> [Stored records]
##############################

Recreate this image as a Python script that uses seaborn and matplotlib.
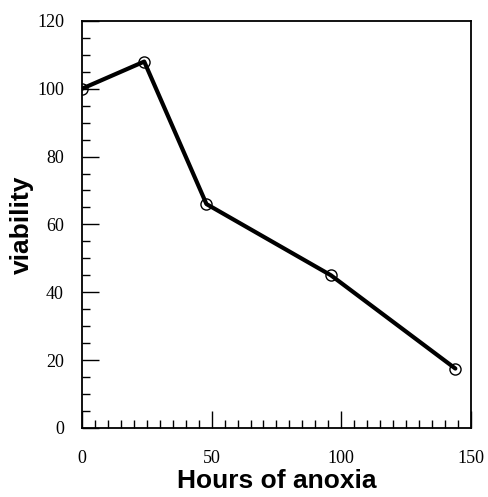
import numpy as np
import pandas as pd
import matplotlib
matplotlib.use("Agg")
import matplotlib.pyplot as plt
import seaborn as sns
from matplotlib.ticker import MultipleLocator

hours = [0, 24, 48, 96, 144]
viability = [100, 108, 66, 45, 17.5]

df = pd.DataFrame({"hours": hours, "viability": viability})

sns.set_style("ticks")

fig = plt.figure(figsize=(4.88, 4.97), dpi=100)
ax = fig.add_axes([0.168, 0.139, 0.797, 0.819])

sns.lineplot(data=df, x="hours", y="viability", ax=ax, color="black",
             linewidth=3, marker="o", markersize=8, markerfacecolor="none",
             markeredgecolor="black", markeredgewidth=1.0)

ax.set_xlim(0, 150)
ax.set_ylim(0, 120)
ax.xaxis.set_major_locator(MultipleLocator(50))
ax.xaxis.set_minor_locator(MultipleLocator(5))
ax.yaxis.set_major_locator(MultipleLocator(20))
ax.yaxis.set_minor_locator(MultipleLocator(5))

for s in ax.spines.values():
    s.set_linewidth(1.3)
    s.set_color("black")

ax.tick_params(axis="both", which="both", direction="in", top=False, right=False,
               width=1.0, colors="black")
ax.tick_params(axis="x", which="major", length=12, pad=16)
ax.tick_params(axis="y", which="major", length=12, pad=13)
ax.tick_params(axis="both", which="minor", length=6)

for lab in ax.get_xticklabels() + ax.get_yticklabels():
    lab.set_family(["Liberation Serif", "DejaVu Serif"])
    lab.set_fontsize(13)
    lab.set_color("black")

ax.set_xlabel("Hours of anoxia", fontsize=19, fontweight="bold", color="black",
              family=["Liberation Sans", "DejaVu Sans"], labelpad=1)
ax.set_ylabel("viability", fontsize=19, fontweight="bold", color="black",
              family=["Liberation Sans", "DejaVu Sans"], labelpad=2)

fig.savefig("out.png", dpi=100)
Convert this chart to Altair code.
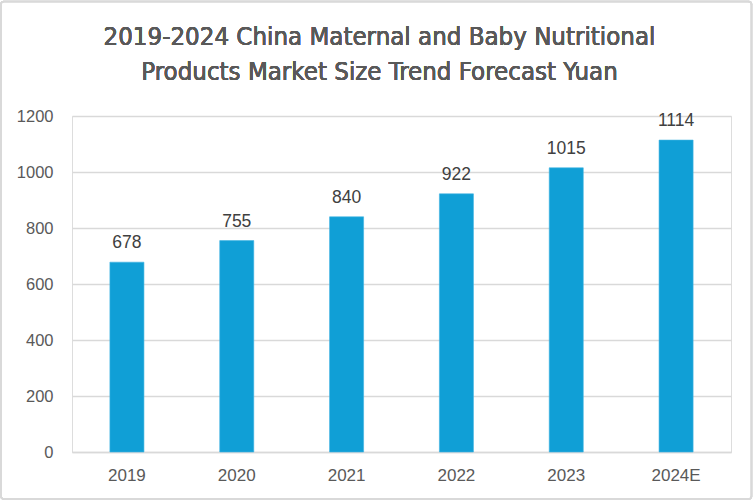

##############################

> [AIM] Transcribe each line above verbatim, with the pictures left out.

> [WRITTEN REPLY]
Recreate this image as a Python script that uses seaborn and matplotlib.
import numpy as np
import pandas as pd
import matplotlib
matplotlib.use("Agg")
import matplotlib.pyplot as plt
import seaborn as sns
from matplotlib.ticker import MultipleLocator

hours = [0, 24, 48, 96, 144]
viability = [100, 108, 66, 45, 17.5]

df = pd.DataFrame({"hours": hours, "viability": viability})

sns.set_style("ticks")

fig = plt.figure(figsize=(4.88, 4.97), dpi=100)
ax = fig.add_axes([0.168, 0.139, 0.797, 0.819])

sns.lineplot(data=df, x="hours", y="viability", ax=ax, color="black",
             linewidth=3, marker="o", markersize=8, markerfacecolor="none",
             markeredgecolor="black", markeredgewidth=1.0)

ax.set_xlim(0, 150)
ax.set_ylim(0, 120)
ax.xaxis.set_major_locator(MultipleLocator(50))
ax.xaxis.set_minor_locator(MultipleLocator(5))
ax.yaxis.set_major_locator(MultipleLocator(20))
ax.yaxis.set_minor_locator(MultipleLocator(5))

for s in ax.spines.values():
    s.set_linewidth(1.3)
    s.set_color("black")

ax.tick_params(axis="both", which="both", direction="in", top=False, right=False,
               width=1.0, colors="black")
ax.tick_params(axis="x", which="major", length=12, pad=16)
ax.tick_params(axis="y", which="major", length=12, pad=13)
ax.tick_params(axis="both", which="minor", length=6)

for lab in ax.get_xticklabels() + ax.get_yticklabels():
    lab.set_family(["Liberation Serif", "DejaVu Serif"])
    lab.set_fontsize(13)
    lab.set_color("black")

ax.set_xlabel("Hours of anoxia", fontsize=19, fontweight="bold", color="black",
              family=["Liberation Sans", "DejaVu Sans"], labelpad=1)
ax.set_ylabel("viability", fontsize=19, fontweight="bold", color="black",
              family=["Liberation Sans", "DejaVu Sans"], labelpad=2)

fig.savefig("out.png", dpi=100)
Convert this chart to Altair code.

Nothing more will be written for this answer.